From Handbook to Wisdom, Day 253
LEARNING PRUDENCE AND DISCERNMENT
Whoever is wise understands these things;
whoever is discerning knows them.
The ways of the Lord are right;
the righteous will walk in them,
but transgressors will stumble in them.
Whatever is true, whatever is noble,
whatever is right, whatever is pure,
whatever is lovely, whatever is of good report—
if anything is excellent or praiseworthy—
I will think about such things.
The things I have learned and received
and heard and seen in those who walk with Christ
I will practice, and the God of peace will be with me.
Although the following story is implausible, the twist at the end illustrates the triumph of discernment over pretense:
A defendant was on trial for murder. There was strong evidence indicating guilt, but there was no corpse. In the defense’s closing statement the lawyer, knowing that his client would probably be convicted, resorted to a trick. “Ladies and gentlemen of the jury, I have a surprise for you all,” the lawyer said as he looked at his watch.
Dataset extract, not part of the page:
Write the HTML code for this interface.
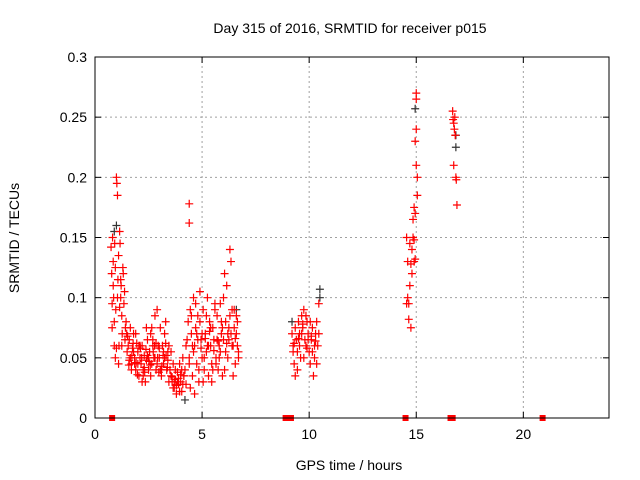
<!DOCTYPE html>
<html><head><meta charset="utf-8">
<style>
body{margin:0;background:#fff;}
svg{display:block;font-family:"Liberation Sans","DejaVu Sans",sans-serif;}
</style></head><body>
<svg id="chart" width="640" height="480">
<rect width="640" height="480" fill="#fff"/>
<text x="350" y="33" text-anchor="middle" font-size="14">Day 315 of 2016, SRMTID for receiver p015</text>
<text x="349" y="470" text-anchor="middle" font-size="14">GPS time / hours</text>
<text transform="translate(19,238) rotate(-90)" text-anchor="middle" font-size="14">SRMTID / TECUs</text>
<g id="grid"></g>
<g id="ticks"></g>
<g id="marks"></g>
<rect x="95" y="57" width="514" height="361" fill="none" stroke="#000"/>
</svg>
<script>
const xTicks=[0,5,10,15,20];
const yTicks=[0,0.05,0.1,0.15,0.2,0.25,0.3];
const yTickLabels=["0","0.05","0.1","0.15","0.2","0.25","0.3"];
const redT=[0.75,0.78,0.8,0.82,0.85,0.87,0.9,0.92,0.95,0.97,1.0,1.02,1.05,1.07,1.1,1.12,1.15,1.17,1.2,1.22,1.25,1.27,1.3,1.32,1.35,1.38,1.4,1.42,1.45,1.48,0.8,0.85,0.9,0.95,1.0,1.05,1.1,1.15,1.2,1.25,
1.5,1.55,1.6,1.65,1.7,1.75,1.8,1.85,1.9,1.95,2.0,2.05,2.1,2.15,2.2,2.25,2.3,2.35,2.4,2.45,2.5,2.55,2.6,2.65,2.7,2.75,2.8,2.85,2.9,2.95,3.0,3.05,3.1,3.15,3.2,3.25,3.3,3.35,3.4,3.45,1.6,1.7,1.8,1.9,2.0,2.1,2.2,2.3,2.4,2.5,2.6,2.7,2.8,2.9,3.0,3.1,3.2,3.3,3.4,1.65,1.85,2.05,2.25,2.45,2.65,2.85,3.05,3.25,3.45,
1.52,1.72,1.92,2.12,2.32,2.52,2.72,2.92,3.12,3.32,1.58,1.78,1.98,2.18,2.38,2.58,2.78,2.98,3.18,3.38,
3.5,3.55,3.6,3.65,3.7,3.75,3.8,3.85,3.9,3.95,4.0,4.05,4.1,4.15,4.2,4.25,3.55,3.65,3.75,3.85,3.95,4.05,4.15,4.25,4.4,4.4,3.6,3.7,3.8,3.9,4.0,4.1,
4.3,4.35,4.4,4.45,4.5,4.55,4.6,4.65,4.7,4.75,4.8,4.85,4.9,4.95,5.0,5.05,5.1,5.15,5.2,5.25,5.3,5.35,5.4,5.45,5.5,5.55,5.6,5.65,5.7,5.75,5.8,5.85,5.9,5.95,6.0,6.05,6.1,6.15,6.2,6.25,6.3,6.35,6.4,6.45,6.5,6.55,6.6,6.65,6.7,4.4,4.5,4.6,4.7,4.8,4.9,5.0,5.1,5.2,5.3,5.4,5.5,5.6,5.7,5.8,5.9,6.0,6.1,6.2,6.3,6.4,6.5,6.6,6.7,4.45,4.65,4.85,5.05,5.25,5.45,5.65,5.85,6.05,6.25,6.45,6.65,
4.55,4.75,4.95,5.15,5.35,5.55,5.75,5.95,6.15,6.35,6.55,
9.2,9.25,9.3,9.35,9.4,9.45,9.5,9.55,9.6,9.65,9.7,9.75,9.8,9.85,9.9,9.95,10.0,10.05,10.1,10.15,10.2,10.25,10.3,10.35,10.4,10.45,9.25,9.35,9.45,9.55,9.65,9.75,9.85,9.95,10.05,10.15,10.25,10.35,10.45,
9.3,9.5,9.7,9.9,10.1,10.3,
14.55,14.6,14.65,14.7,14.75,14.8,14.85,14.9,14.95,15.0,15.05,14.6,14.7,14.8,14.9,15.0,15.05,14.55,14.65,14.75,14.85,14.95,15.0,15.0,14.95,14.9,
16.7,16.72,16.75,16.78,16.8,16.82,16.85,16.87,16.9,16.75];
const redV=[0.142,0.12,0.095,0.15,0.13,0.1,0.08,0.145,0.125,0.09,0.2,0.195,0.185,0.115,0.135,0.06,0.155,0.145,0.1,0.11,0.085,0.07,0.125,0.12,0.095,0.105,0.065,0.075,0.08,0.07,0.075,0.11,0.06,0.05,0.058,0.1,0.045,0.092,0.115,0.06,
0.055,0.06,0.048,0.075,0.045,0.058,0.07,0.05,0.04,0.062,0.055,0.035,0.05,0.045,0.06,0.04,0.052,0.03,0.048,0.065,0.04,0.055,0.07,0.045,0.06,0.05,0.085,0.04,0.09,0.06,0.05,0.075,0.035,0.06,0.045,0.07,0.08,0.04,0.055,0.06,0.065,0.04,0.055,0.07,0.045,0.06,0.03,0.042,0.075,0.05,0.035,0.065,0.05,0.045,0.058,0.04,0.055,0.062,0.048,0.05,0.045,0.06,0.035,0.052,0.075,0.062,0.04,0.05,0.03,
0.068,0.052,0.046,0.058,0.038,0.047,0.055,0.05,0.043,0.052,0.044,0.062,0.036,0.05,0.057,0.044,0.06,0.038,0.052,0.042,
0.04,0.035,0.03,0.045,0.025,0.032,0.02,0.038,0.028,0.045,0.03,0.022,0.05,0.035,0.04,0.06,0.055,0.025,0.04,0.03,0.022,0.04,0.035,0.028,0.178,0.162,0.034,0.03,0.027,0.033,0.036,0.028,
0.065,0.08,0.05,0.09,0.07,0.035,0.1,0.06,0.075,0.045,0.085,0.03,0.105,0.065,0.05,0.09,0.04,0.07,0.055,0.1,0.035,0.08,0.06,0.045,0.075,0.065,0.09,0.05,0.085,0.04,0.06,0.095,0.07,0.035,0.065,0.12,0.08,0.11,0.05,0.075,0.14,0.13,0.09,0.06,0.075,0.045,0.085,0.06,0.05,0.045,0.085,0.055,0.095,0.065,0.08,0.07,0.05,0.085,0.06,0.075,0.04,0.095,0.065,0.05,0.08,0.1,0.055,0.07,0.085,0.06,0.09,0.07,0.055,0.025,0.02,0.04,0.03,0.06,0.03,0.045,0.055,0.04,0.065,0.035,0.08,
0.06,0.07,0.058,0.066,0.072,0.056,0.064,0.075,0.062,0.07,0.066,
0.07,0.06,0.045,0.035,0.065,0.055,0.08,0.07,0.05,0.085,0.075,0.09,0.065,0.06,0.08,0.07,0.055,0.045,0.065,0.075,0.035,0.05,0.07,0.08,0.06,0.095,0.055,0.075,0.04,0.06,0.07,0.05,0.085,0.065,0.08,0.055,0.06,0.045,0.07,
0.062,0.066,0.078,0.058,0.068,0.064,
0.15,0.13,0.095,0.11,0.075,0.14,0.15,0.13,0.17,0.27,0.2,0.1,0.145,0.12,0.175,0.24,0.185,0.095,0.082,0.128,0.165,0.23,0.21,0.265,0.132,0.148,
0.255,0.248,0.245,0.24,0.25,0.235,0.2,0.198,0.177,0.21];
const blackT=[0.9,1.0,4.2,10.5,10.5,14.95,16.85,16.85,9.2,6.6];
const blackV=[0.155,0.16,0.015,0.107,0.1,0.257,0.225,0.235,0.08,0.09];
const gapT=[0.8,8.9,9.15,14.5,16.6,16.7,20.9];

const NS="http://www.w3.org/2000/svg";
const X0=95,X1=609,Y0=418,Y1=57,XMAX=24,YMAX=0.3;
function xs(t){return X0+(X1-X0)*t/XMAX;}
function ys(v){return Y0-(Y0-Y1)*v/YMAX;}
function mk(tag,at,parent){const e=document.createElementNS(NS,tag);for(const k in at)e.setAttribute(k,at[k]);parent.appendChild(e);return e;}
const grid=document.getElementById('grid'),ticks=document.getElementById('ticks'),marks=document.getElementById('marks');
xTicks.forEach((t,i)=>{const x=xs(t);
 if(t>0){const g=mk('line',{x1:x,x2:x,y1:Y0,y2:Y1,stroke:'#a0a0a0','stroke-dasharray':'2,3'},grid);
 
 }
 mk('line',{x1:x,x2:x,y1:Y0,y2:Y0-6,stroke:'#000'},ticks);
 mk('line',{x1:x,x2:x,y1:Y1,y2:Y1+6,stroke:'#000'},ticks);
 const l=mk('text',{x:x,y:Y0+21,'text-anchor':'middle','font-size':'14'},ticks);l.textContent=String(t);
 
 });
yTicks.forEach((v,i)=>{const y=ys(v);
 if(v>0&&v<YMAX){const g=mk('line',{x1:X0,x2:X1,y1:y,y2:y,stroke:'#a0a0a0','stroke-dasharray':'2,3'},grid);
 
 }
 mk('line',{x1:X0,x2:X0+6,y1:y,y2:y,stroke:'#000'},ticks);
 mk('line',{x1:X1,x2:X1-6,y1:y,y2:y,stroke:'#000'},ticks);
 const l=mk('text',{x:X0-8,y:y+5,'text-anchor':'end','font-size':'14'},ticks);l.textContent=yTickLabels[i];
 
 });
function plus(t,v,c,name){const x=xs(t),y=ys(v);
 const p=mk('path',{d:`M${x-4},${y}h8M${x},${y-4}v8`,stroke:c,'stroke-width':'1.2',fill:'none'},marks);
 
 }
blackT.forEach((t,i)=>plus(t,blackV[i],'#333','black-point'));
redT.forEach((t,i)=>plus(t,redV[i],'#f00','red-point'));
gapT.forEach(t=>{const r=mk('rect',{x:xs(t)-3,y:Y0-3,width:6,height:6,fill:'#f00'},marks);
 
 });
</script>
</body></html>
“Within one minute, the person presumed dead in this case will walk into this courtroom.” He looked toward the courtroom door. The jurors, somewhat stunned, all looked on eagerly. A minute passed. Nothing happened. Finally the lawyer said, “Actually, I made up the previous statement. But you all looked on with anticipation. I therefore put to you that you have a reasonable doubt in this case as to whether anyone was killed and insist that you return a verdict of not guilty.”
The jury, clearly confused, retired to deliberate. A few minutes later, the jury returned and pronounced a verdict of guilty. “But how?” inquired the lawyer. “You must have had some doubt; I saw all of you stare at the door.” The jury foreman replied: “Oh, we did look, but your client didn’t.”
Wisdom invites us to become discerning and prudent.